WORK REQUIRED: Scan the entries below and extract each line with the word "chart" in it.

## begin

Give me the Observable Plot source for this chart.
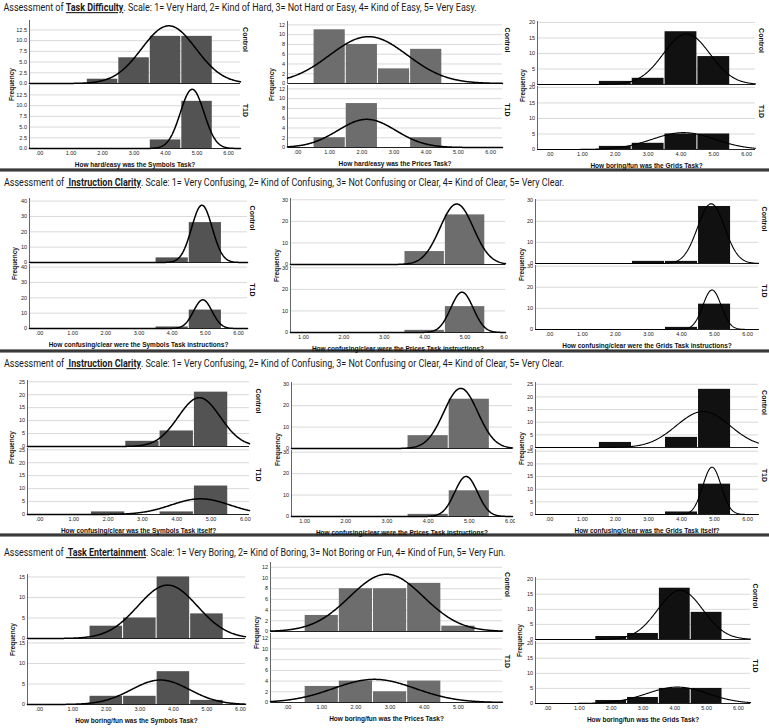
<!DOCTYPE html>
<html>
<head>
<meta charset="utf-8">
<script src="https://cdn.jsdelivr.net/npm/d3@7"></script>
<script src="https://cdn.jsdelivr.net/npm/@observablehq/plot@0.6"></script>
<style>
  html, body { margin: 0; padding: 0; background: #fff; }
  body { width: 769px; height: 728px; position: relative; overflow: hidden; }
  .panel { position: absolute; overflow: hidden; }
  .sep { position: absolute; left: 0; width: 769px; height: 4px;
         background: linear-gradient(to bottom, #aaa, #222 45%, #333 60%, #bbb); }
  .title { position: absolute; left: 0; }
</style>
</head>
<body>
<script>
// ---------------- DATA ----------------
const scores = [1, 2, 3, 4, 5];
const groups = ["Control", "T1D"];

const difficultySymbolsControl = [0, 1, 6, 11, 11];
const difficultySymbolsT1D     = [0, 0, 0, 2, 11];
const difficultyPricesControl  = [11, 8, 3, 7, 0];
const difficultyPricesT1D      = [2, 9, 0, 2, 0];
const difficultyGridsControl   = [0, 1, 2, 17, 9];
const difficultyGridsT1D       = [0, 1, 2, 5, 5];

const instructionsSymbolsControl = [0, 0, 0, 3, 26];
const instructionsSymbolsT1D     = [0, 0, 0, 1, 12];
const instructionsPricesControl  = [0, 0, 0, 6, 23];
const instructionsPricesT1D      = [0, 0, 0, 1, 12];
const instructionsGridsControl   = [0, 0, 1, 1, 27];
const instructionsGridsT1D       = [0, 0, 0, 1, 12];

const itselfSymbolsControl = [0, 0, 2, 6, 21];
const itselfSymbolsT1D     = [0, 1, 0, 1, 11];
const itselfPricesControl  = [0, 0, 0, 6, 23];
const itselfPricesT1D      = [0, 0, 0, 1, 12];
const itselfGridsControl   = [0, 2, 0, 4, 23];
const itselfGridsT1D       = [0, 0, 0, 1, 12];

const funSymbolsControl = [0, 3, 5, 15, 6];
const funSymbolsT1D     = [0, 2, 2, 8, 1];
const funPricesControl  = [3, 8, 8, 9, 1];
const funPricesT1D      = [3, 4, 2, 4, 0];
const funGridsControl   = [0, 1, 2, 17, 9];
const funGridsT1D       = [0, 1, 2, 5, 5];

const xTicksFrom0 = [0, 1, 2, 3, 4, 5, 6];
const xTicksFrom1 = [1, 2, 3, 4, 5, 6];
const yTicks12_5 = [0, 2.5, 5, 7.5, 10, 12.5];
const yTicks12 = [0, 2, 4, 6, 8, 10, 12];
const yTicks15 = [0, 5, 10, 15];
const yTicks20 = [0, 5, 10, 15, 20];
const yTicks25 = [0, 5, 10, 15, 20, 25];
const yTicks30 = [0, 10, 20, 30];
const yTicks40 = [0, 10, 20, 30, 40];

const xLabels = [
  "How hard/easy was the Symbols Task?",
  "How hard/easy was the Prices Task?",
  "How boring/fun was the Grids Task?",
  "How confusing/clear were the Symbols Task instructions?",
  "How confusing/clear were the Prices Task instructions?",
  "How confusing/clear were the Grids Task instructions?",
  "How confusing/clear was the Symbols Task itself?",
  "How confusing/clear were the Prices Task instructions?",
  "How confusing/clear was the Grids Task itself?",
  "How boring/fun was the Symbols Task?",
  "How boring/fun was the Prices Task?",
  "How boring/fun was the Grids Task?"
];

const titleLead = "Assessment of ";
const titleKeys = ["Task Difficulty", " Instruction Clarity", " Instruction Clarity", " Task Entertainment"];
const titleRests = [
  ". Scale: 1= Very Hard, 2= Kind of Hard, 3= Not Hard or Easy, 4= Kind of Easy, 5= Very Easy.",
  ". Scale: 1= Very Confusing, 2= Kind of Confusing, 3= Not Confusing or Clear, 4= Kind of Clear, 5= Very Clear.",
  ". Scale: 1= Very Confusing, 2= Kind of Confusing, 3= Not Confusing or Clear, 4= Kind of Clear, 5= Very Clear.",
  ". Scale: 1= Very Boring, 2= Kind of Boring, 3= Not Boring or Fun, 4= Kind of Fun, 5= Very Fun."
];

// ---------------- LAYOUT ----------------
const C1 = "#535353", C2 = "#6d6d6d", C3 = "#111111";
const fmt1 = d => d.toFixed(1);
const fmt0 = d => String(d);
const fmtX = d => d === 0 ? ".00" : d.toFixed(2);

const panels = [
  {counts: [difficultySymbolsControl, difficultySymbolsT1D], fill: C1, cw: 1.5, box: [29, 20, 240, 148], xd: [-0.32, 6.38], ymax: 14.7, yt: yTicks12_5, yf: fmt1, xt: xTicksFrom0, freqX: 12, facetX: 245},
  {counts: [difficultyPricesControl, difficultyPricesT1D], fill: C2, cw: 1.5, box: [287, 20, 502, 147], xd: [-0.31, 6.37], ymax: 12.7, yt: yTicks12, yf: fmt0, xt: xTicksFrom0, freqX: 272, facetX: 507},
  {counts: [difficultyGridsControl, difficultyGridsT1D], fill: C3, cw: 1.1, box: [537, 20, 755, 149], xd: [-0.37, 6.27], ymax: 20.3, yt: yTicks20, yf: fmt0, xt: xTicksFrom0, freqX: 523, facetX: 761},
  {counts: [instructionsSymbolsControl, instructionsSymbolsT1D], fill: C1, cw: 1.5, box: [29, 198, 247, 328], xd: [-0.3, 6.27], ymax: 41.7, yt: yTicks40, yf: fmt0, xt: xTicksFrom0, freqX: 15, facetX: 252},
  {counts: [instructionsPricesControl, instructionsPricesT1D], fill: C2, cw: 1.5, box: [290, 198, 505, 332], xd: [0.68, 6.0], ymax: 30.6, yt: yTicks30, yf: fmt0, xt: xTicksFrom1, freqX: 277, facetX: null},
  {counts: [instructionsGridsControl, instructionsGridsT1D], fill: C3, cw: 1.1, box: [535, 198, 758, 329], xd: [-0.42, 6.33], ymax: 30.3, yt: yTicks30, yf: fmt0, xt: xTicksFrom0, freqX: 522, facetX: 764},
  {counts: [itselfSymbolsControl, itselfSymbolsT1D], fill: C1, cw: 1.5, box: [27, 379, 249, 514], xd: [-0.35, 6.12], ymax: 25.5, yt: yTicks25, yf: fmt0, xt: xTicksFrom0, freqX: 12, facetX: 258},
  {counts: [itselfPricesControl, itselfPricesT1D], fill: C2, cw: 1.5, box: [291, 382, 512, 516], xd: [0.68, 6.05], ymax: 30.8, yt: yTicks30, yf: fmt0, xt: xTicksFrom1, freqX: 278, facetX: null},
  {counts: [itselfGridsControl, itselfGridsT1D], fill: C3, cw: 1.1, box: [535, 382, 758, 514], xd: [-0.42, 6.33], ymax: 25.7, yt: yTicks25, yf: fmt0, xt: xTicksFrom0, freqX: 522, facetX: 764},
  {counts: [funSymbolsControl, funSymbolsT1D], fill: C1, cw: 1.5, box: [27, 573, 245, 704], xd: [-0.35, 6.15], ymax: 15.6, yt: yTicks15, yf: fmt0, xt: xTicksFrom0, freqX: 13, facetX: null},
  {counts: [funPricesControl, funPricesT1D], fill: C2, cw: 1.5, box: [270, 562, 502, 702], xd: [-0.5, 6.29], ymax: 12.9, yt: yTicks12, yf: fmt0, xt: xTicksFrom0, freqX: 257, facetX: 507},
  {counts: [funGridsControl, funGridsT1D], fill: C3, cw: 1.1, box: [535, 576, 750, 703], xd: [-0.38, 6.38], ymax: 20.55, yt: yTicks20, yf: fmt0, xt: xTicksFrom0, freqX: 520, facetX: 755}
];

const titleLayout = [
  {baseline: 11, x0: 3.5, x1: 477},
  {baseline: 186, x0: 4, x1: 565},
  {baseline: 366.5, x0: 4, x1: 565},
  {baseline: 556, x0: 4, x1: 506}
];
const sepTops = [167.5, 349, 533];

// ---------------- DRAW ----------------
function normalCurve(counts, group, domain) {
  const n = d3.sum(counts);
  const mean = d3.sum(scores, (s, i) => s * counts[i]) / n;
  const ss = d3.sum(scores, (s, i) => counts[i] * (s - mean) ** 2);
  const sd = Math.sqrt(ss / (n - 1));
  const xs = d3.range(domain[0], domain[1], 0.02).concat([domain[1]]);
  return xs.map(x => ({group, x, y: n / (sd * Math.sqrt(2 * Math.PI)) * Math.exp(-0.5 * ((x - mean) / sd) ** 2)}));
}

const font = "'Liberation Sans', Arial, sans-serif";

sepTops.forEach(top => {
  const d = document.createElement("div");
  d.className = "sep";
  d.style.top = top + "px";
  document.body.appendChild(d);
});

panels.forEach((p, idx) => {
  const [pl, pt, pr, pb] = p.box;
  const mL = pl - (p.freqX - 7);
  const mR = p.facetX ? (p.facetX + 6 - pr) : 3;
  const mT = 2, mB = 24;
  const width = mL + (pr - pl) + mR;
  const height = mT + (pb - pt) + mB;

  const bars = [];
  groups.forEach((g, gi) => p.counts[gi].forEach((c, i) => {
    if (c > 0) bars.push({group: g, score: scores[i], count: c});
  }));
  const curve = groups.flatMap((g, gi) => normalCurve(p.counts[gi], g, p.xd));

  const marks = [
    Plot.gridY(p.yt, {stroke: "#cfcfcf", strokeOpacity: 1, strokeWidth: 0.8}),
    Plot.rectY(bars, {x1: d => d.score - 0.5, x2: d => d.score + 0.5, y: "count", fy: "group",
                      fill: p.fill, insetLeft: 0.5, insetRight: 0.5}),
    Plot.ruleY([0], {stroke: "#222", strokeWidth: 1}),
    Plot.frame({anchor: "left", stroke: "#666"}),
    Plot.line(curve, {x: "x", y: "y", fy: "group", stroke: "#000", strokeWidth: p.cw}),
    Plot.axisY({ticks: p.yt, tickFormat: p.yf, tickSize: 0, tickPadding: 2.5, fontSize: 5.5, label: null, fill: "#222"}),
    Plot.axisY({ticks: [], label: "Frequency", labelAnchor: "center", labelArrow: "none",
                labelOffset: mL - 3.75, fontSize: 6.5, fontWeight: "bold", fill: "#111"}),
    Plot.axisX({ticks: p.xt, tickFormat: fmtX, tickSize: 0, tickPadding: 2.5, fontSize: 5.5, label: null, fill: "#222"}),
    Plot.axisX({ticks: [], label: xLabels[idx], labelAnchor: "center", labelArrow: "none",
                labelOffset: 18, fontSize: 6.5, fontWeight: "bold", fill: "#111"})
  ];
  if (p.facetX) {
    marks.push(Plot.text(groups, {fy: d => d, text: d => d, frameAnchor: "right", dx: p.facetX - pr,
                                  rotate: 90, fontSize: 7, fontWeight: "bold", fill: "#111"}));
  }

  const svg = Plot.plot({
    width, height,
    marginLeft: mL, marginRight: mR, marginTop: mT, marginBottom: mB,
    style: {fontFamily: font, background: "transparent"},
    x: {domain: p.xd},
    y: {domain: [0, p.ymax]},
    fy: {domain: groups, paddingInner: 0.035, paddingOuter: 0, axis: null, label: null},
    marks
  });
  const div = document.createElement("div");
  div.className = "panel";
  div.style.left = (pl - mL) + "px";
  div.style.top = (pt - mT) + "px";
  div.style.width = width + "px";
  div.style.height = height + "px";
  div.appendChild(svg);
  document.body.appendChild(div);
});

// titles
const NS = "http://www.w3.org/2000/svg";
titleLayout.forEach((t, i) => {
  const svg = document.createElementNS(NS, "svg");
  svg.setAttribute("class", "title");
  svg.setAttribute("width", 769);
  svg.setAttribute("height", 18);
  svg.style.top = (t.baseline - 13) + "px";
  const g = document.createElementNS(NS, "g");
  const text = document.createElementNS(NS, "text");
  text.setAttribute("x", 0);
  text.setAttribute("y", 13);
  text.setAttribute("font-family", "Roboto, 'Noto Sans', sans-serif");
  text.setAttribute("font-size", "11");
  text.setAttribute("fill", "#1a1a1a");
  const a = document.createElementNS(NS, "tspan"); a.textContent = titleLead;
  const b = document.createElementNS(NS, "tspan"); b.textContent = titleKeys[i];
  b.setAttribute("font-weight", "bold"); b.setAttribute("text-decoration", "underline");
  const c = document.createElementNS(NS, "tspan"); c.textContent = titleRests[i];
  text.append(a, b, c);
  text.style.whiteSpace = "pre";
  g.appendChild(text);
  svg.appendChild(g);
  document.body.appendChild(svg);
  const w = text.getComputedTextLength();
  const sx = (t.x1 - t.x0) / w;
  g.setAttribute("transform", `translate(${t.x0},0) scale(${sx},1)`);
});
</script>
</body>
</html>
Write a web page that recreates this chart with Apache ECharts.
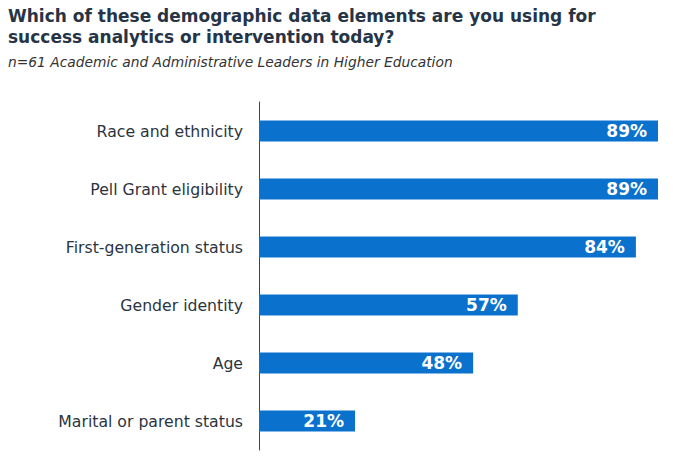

## end

EXPECTED OUTPUT:
Give me the Observable Plot source for this chart.
Write a web page that recreates this chart with Apache ECharts.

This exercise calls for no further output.